Keeping your information secure online can be challenging. You use the internet for everything: online banking, paying bills, and communicating important and confidential information. Even access to your social media accounts needs to be kept private. That means that you need to develop strong passwords that will keep others out of your online business. Many websites have their own idea of a "strong" password. They want letters, numbers, special characters, and capital letters randomly interspersed through a password of a specific number of characters. You may have found yourself wondering how many of these security features are really necessary for building a strong password. If you really want to keep your vital information secure, there are several qualities your password should contain.
Make it Unique
It's different from your other passwords. Yes, it's easier to use the same password for everything. That way, you don't have to stretch your memory as you try to figure out what variation you used for a given website. There's just one problem with this method: if someone figures out your password to one thing, they have it for everything else you access. Instead, use a different password for the things that really matter. The unimportant websites, like your coupon websites, access to online games that don't require real-world funds, and message boards, can have the same, easy-to-remember password. For the sites like Paypal, your bank, and other websites that contain confidential information, use a separate, secure password to protect your information.
No recognizable words
Your password should not be a dictionary word or a name. These are the first passwords to be broken, as well as being easy to guess. Likewise, a phrase or sentence, even without spaces, is not an appropriate password.
Make it memorable
Your password should be something you can remember. Storing your passwords on your computer can help you keep access to your sites with more convoluted passwords, but it won't help you if you need to access the site from another device or are having computer trouble. Instead, choose a password that you'll be able to remember. Come up with a phrase that you can easily remember, then use the first letter of each word in the phrase; use your children's initials in order; use another series of letters that has particular significance to you, but won't be memorable to anyone else.
Make it longer
Make your password as long as possible. A short password is easier to crack than one that has plenty of length behind it. The longer your password, the safer you'll be. Many sites have limits on how many characters you're allowed to use, and, of course, there's a limit on your memory. Longer passwords, however, can help keep your vital information secure.

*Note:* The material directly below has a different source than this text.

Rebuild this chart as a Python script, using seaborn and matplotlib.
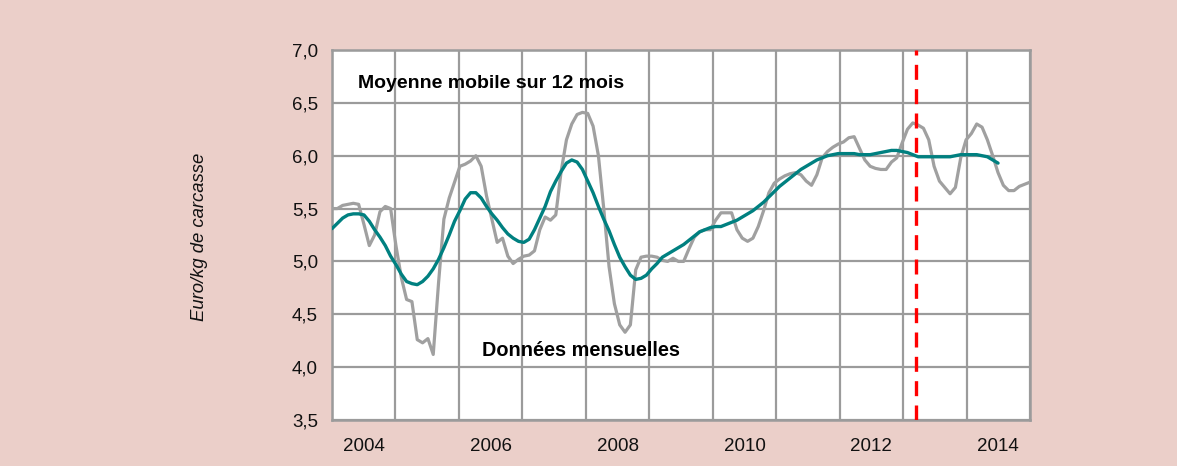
import numpy as np
import pandas as pd
import matplotlib
matplotlib.use("Agg")
import matplotlib.pyplot as plt
import seaborn as sns

# monthly price, Jan 2004 -> Dec 2014 (euro/kg carcass)
monthly = [
    5.50, 5.50, 5.53, 5.54, 5.55, 5.54, 5.35, 5.15, 5.25, 5.47, 5.52, 5.50,
    5.15, 4.85, 4.64, 4.62, 4.26, 4.23, 4.27, 4.12, 4.80, 5.40, 5.60, 5.75,
    5.90, 5.92, 5.95, 6.00, 5.90, 5.62, 5.40, 5.18, 5.22, 5.05, 4.98, 5.02,
    5.05, 5.06, 5.10, 5.30, 5.42, 5.39, 5.44, 5.85, 6.15, 6.30, 6.39, 6.41,
    6.40, 6.28, 6.00, 5.50, 4.95, 4.60, 4.40, 4.33, 4.40, 4.92, 5.04, 5.05,
    5.05, 5.04, 5.01, 5.00, 5.03, 5.00, 5.00, 5.12, 5.23, 5.28, 5.30, 5.30,
    5.39, 5.46, 5.46, 5.46, 5.30, 5.22, 5.19, 5.22, 5.33, 5.48, 5.65, 5.74,
    5.78, 5.81, 5.83, 5.84, 5.82, 5.76, 5.72, 5.82, 5.98, 6.04, 6.08, 6.11,
    6.13, 6.17, 6.18, 6.07, 5.96, 5.90, 5.88, 5.87, 5.87, 5.94, 5.98, 6.12,
    6.25, 6.31, 6.29, 6.26, 6.15, 5.90, 5.76, 5.70, 5.64, 5.70, 5.98, 6.15,
    6.21, 6.30, 6.27, 6.15, 6.00, 5.84, 5.72, 5.67, 5.67, 5.71, 5.73, 5.75,
]

# 12-month moving average, Jan 2004 -> Jun 2014
moving_avg = [
    5.31, 5.36, 5.41, 5.44, 5.45, 5.45, 5.44, 5.38, 5.30, 5.23, 5.15, 5.05,
    4.97, 4.88, 4.81, 4.79, 4.78, 4.81, 4.86, 4.93, 5.02, 5.13, 5.25, 5.38,
    5.48, 5.59, 5.65, 5.65, 5.60, 5.52, 5.45, 5.39, 5.32, 5.26, 5.22, 5.19,
    5.18, 5.21, 5.30, 5.41, 5.52, 5.66, 5.76, 5.85, 5.93, 5.96, 5.94, 5.87,
    5.76, 5.65, 5.52, 5.40, 5.29, 5.16, 5.04, 4.95, 4.87, 4.83, 4.84, 4.87,
    4.93, 4.98, 5.04, 5.07, 5.10, 5.13, 5.16, 5.20, 5.24, 5.28, 5.30, 5.32,
    5.33, 5.33, 5.35, 5.37, 5.39, 5.42, 5.45, 5.48, 5.52, 5.56, 5.61, 5.66,
    5.71, 5.75, 5.79, 5.83, 5.87, 5.90, 5.93, 5.96, 5.98, 6.00, 6.01, 6.02,
    6.02, 6.02, 6.02, 6.01, 6.01, 6.01, 6.02, 6.03, 6.04, 6.05, 6.05, 6.04,
    6.03, 6.01, 5.99, 5.99, 5.99, 5.99, 5.99, 5.99, 5.99, 6.00, 6.01, 6.01,
    6.01, 6.01, 6.00, 5.99, 5.96, 5.93,
]

year_labels = ["2004", "2006", "2008", "2010", "2012", "2014"]
y_ticks = [3.5, 4.0, 4.5, 5.0, 5.5, 6.0, 6.5, 7.0]
marker_date = 2013.2  # red dashed reference line

x_start, x_end = 2004.0, 2015.0
step = (x_end - x_start) / (len(monthly) - 1)
df_m = pd.DataFrame({"t": x_start + np.arange(len(monthly)) * step, "v": monthly})
df_a = pd.DataFrame({"t": x_start + np.arange(len(moving_avg)) * step, "v": moving_avg})

sns.set_style("white")
plt.rcParams["font.family"] = ["Liberation Sans", "DejaVu Sans"]

bg = "#EBCFC9"
grid_c = "#9B9B9B"
fig = plt.figure(figsize=(11.77, 4.66), dpi=100, facecolor=bg)
ax = fig.add_axes([332 / 1177, 1 - 420 / 466, 698 / 1177, 370 / 466])
ax.set_facecolor("white")

sns.lineplot(data=df_m, x="t", y="v", ax=ax, color="#A0A0A0", linewidth=2.3, zorder=3)
sns.lineplot(data=df_a, x="t", y="v", ax=ax, color="#008080", linewidth=2.4, zorder=4)
ax.axvline(marker_date, color="#FF0000", linewidth=2.4, dashes=(4.5, 2.8), zorder=5)

ax.set_xlim(x_start, x_end)
ax.set_ylim(3.5, 7.0)
ax.set_xticks(np.arange(2004, 2016))
ax.set_xticklabels([])
ax.set_xticks([int(y) + 0.5 for y in year_labels], minor=True)
ax.set_xticklabels(year_labels, minor=True)
ax.set_yticks(y_ticks)
ax.set_yticklabels([f"{v:.1f}".replace(".", ",") for v in y_ticks])
ax.tick_params(which="both", length=0, labelsize=13.5, colors="#111111")
ax.tick_params(axis="x", which="minor", pad=13)
ax.tick_params(axis="y", pad=10)
ax.grid(True, which="major", color=grid_c, linewidth=1.6, zorder=1)
ax.set_axisbelow(True)
for s in ax.spines.values():
    s.set_color(grid_c)
    s.set_linewidth(1.8)
ax.set_xlabel("")
ax.set_ylabel("")

ax.text(2004.41, 6.68, "Moyenne mobile sur 12 mois", fontsize=14, fontweight="bold",
        ha="left", va="center", color="black", zorder=6)
ax.text(2007.93, 4.16, "Données mensuelles", fontsize=14.3, fontweight="bold",
        ha="center", va="center", color="black", zorder=6)
fig.text(200 / 1177, 1 - 237 / 466, "Euro/kg de carcasse", rotation=90, style="italic",
         fontsize=13.3, ha="center", va="center", color="#111111")

fig.savefig("out.png", dpi=100, facecolor=bg)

Make it special (characters)
Use a mixture of upper and lower case letters, numbers, and symbols. Many users have fallen away from this key facet of security, especially as mobile use has gone up. It's a lot more trouble to enter in all those different symbols from a mobile device; however, it also allows you a much greater level of security.
Break the pattern
Try not to use recognizable patterns. For example, using letters or numbers in order or repeating a sequence can make your password easier to crack. Some people think that a simple string of numbers--repeating 0's, "123456789"--is a long enough password to keep them safe. Unfortunately, these passwords are easy for either computers or hackers to crack.
It's not about you
Don't use easily accessible information about yourself to create your password. Your birthday, anniversary, and the names of your children are out there for anyone to discover, probably as part of your social media accounts. When you use this information as part of your password, it's easy for anyone to guess. Instead, choose something that not just anyone would know, and scramble your information. You should also select little-known information about yourself for your password reset questions. If your grandmother is on your Facebook friends list, "Mother's maiden name" is no longer a secure piece of information.
Watch where you store it
Be careful where you store your passwords. With all these long, complex passwords, it can be tempting to save them on your phone or in a document on your computer. While that's a perfectly valid method of keeping track of that important information, it's also a great way to have your passwords stolen. Make sure that your computer and phone are as secure as possible before using them to store your important passwords. Consider leaving yourself hints without actually writing out the password itself.
Always shut it down
Secure passwords are found on sites that log you off automatically. If you aren't logged off automatically when you walk away from your device, make sure that you're taking the time to log off manually: you don't want to end up accidentally sharing important information with someone who shouldn't have access.
Get creative with it
Use special characters creatively. Consider, for example, replacing "S" with "$" or "E" with "3" in your standard passwords. This allows you to mix things up without coming up with a random series of characters that you won't be able to remember later.
Its a digital world
Keeping your passwords secure and hard to guess can feel like one of the greatest challenges you'll undertake in today's tech-savvy society. Fortunately, by following these tips, you can enhance the security of your important sites, improve your ability to access them, and remind yourself of those passwords without leaving them sitting out for anyone to find. When you keep your passwords strong, you keep yourself safe. It decreases the odds that your identity will be stolen, your bank accounts drained without your knowledge or permission, or even your social media or email accounts used without your permission. It's your login information. Keep it to yourself!